The announcement comes after the government on Thursday announced $260 million in the budget will go towards mental health support for young people.

Meanwhile, the government will also provide an extra $10 million for its National Careers Institute partnership grants program.

The program was first funded in last year’s budget and invests in projects which give women more access to career pathways and employment opportunities.

Women’s Economic Security Minister Jane Hume says the program will provide targeted support, open up new employment opportunities and get more women into work.

Self-funded retirees are being assured their superannuation is safe with the government guaranteeing taxes won’t be raised if re-elected.

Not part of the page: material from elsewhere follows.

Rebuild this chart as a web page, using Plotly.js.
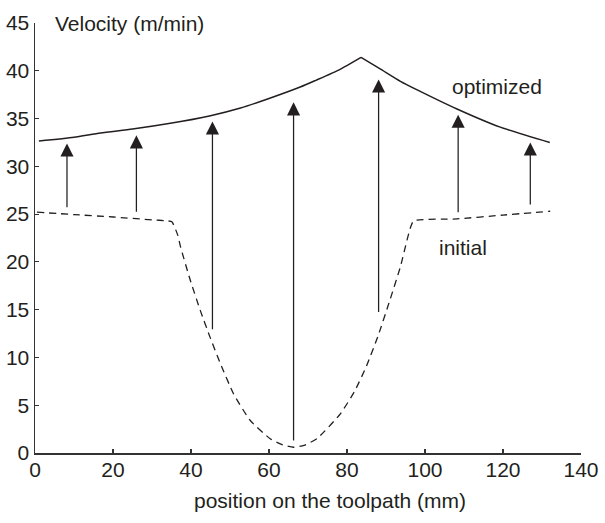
<!DOCTYPE html>
<html>
<head>
<meta charset="utf-8">
<script src="https://cdn.plot.ly/plotly-3.0.1.min.js"></script>
<style>html,body{margin:0;padding:0;background:#fff;}#chart{width:605px;height:523px;}</style>
</head>
<body>
<div id="chart"></div>
<script>
// Optimized velocity profile (solid)
var optX = [1, 10, 16.8, 25, 34.7, 45, 52.7, 60, 68, 72, 78, 83.6, 88.5, 93.7, 98, 108.2, 119.3, 132];
var optY = [32.65, 33.05, 33.5, 33.9, 34.5, 35.3, 36.1, 37.1, 38.3, 39.0, 40.1, 41.4, 40.2, 38.9, 38.0, 36.0, 34.1, 32.5];
// Initial velocity profile (dashed)
var initX = [0.5, 10, 20, 30, 33.8, 35.1, 36.6, 37.3, 39.8, 42.4, 44.9, 47.5, 50.9, 55.2, 60.3, 63.5, 66.3, 69, 72.3, 78.3, 82, 85, 88, 91, 93.7, 95.4, 96.2, 97.1, 108.2, 120, 132.1];
var initY = [25.2, 24.95, 24.7, 24.4, 24.3, 24.2, 22.8, 21.6, 18.1, 14.9, 12.1, 9.4, 6.2, 3.4, 1.5, 0.85, 0.6, 0.8, 1.5, 4.1, 6.5, 9.1, 12.3, 16.0, 19.5, 22.3, 23.5, 24.3, 24.5, 24.9, 25.3];
// Arrows: from initial to optimized
var arrowX = [8.2, 26.0, 45.5, 66.3, 88.1, 108.5, 127.0];
var arrowFrom = [25.55, 25.1, 12.8, 1.15, 14.6, 25.05, 25.85];
var arrowTo = [32.4, 33.25, 34.7, 36.7, 39.1, 35.4, 32.5];
// Labels
var xTitle = 'position on the toolpath (mm)';
var yTitle = 'Velocity (m/min)';
var optLabel = 'optimized';
var initLabel = 'initial';

var ink = '#231f20';
var fontFam = '"Liberation Sans", Arial, Helvetica, sans-serif';

// split the optimized curve at its peak so each branch is smoothed on its own
var peak = optY.indexOf(Math.max.apply(null, optY));
var optLine = {color: ink, width: 1.5, shape: 'spline', smoothing: 0.6};

var traces = [
  {x: optX.slice(0, peak + 1), y: optY.slice(0, peak + 1), mode: 'lines', line: optLine, hoverinfo: 'skip'},
  {x: optX.slice(peak), y: optY.slice(peak), mode: 'lines', line: optLine, hoverinfo: 'skip'},
  {x: initX, y: initY, mode: 'lines', line: {color: ink, width: 1.3, dash: '7px,5px', shape: 'spline', smoothing: 0.5}, hoverinfo: 'skip'}
];

var annotations = [];
for (var i = 0; i < arrowX.length; i++) {
  annotations.push({
    x: arrowX[i], y: arrowTo[i], xref: 'x', yref: 'y',
    ax: arrowX[i], ay: arrowFrom[i], axref: 'x', ayref: 'y',
    showarrow: true, arrowhead: 2, arrowsize: 2.1, arrowwidth: 1.25,
    arrowcolor: ink, standoff: 0, startstandoff: 0, text: ''
  });
}
annotations.push({x: 4.6, y: 45, xref: 'x', yref: 'y', text: yTitle, showarrow: false,
  xanchor: 'left', yanchor: 'middle', font: {family: fontFam, size: 21, color: ink}});
annotations.push({x: 0.54, y: -0.11, xref: 'paper', yref: 'paper', text: xTitle, showarrow: false,
  xanchor: 'center', yanchor: 'middle', font: {family: fontFam, size: 21, color: ink}});
annotations.push({x: 106.5, y: 38.4, xref: 'x', yref: 'y', text: optLabel, showarrow: false,
  xanchor: 'left', yanchor: 'middle', font: {family: fontFam, size: 21, color: ink}});
annotations.push({x: 103.2, y: 21.5, xref: 'x', yref: 'y', text: initLabel, showarrow: false,
  xanchor: 'left', yanchor: 'middle', font: {family: fontFam, size: 21, color: ink}});

var layout = {
  width: 605, height: 523,
  margin: {l: 35, r: 24, t: 23, b: 70, pad: 0},
  paper_bgcolor: '#fff', plot_bgcolor: '#fff',
  showlegend: false,
  font: {family: fontFam, size: 21, color: ink},
  xaxis: {range: [0, 140], dtick: 20, tick0: 0, showgrid: false, zeroline: false,
    showline: true, linecolor: '#333', linewidth: 1.5, ticks: 'inside', ticklen: 4,
    tickwidth: 1.2, tickcolor: '#333', ticklabelstandoff: -3,
    tickfont: {family: fontFam, size: 21, color: ink}},
  yaxis: {range: [0, 45], dtick: 5, tick0: 0, showgrid: false, zeroline: false,
    showline: true, linecolor: '#333', linewidth: 1.5, ticks: 'inside', ticklen: 4,
    tickwidth: 1.2, tickcolor: '#333', tickfont: {family: fontFam, size: 21, color: ink}},
  annotations: annotations
};

Plotly.newPlot('chart', traces, layout, {staticPlot: true, displayModeBar: false});
</script>
</body>
</html>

Treasurer Josh Frydenberg announced the 50 per cent reduction in minimum drawdown requirements would be extended until June 30, 2023.

He said this would provide greater certainty to retirees over their savings.

“At this election, we are again saying to retirees: under a Morrison government there will be no increased superannuation taxes,” he said.

Around 1.8 million superannuation accounts are subject to the minimum drawdown rule.

An 80-year-old self-funded retiree with $250,000 in their superannuation account on July 1 would be required to draw down seven per cent ($17,500) of the account balance over the 2022/23 year.

Reducing the minimum drawdown rates by 50 per cent until June 30, 2023, means the self-funded retiree would only need to draw down 3.5 per cent ($8750).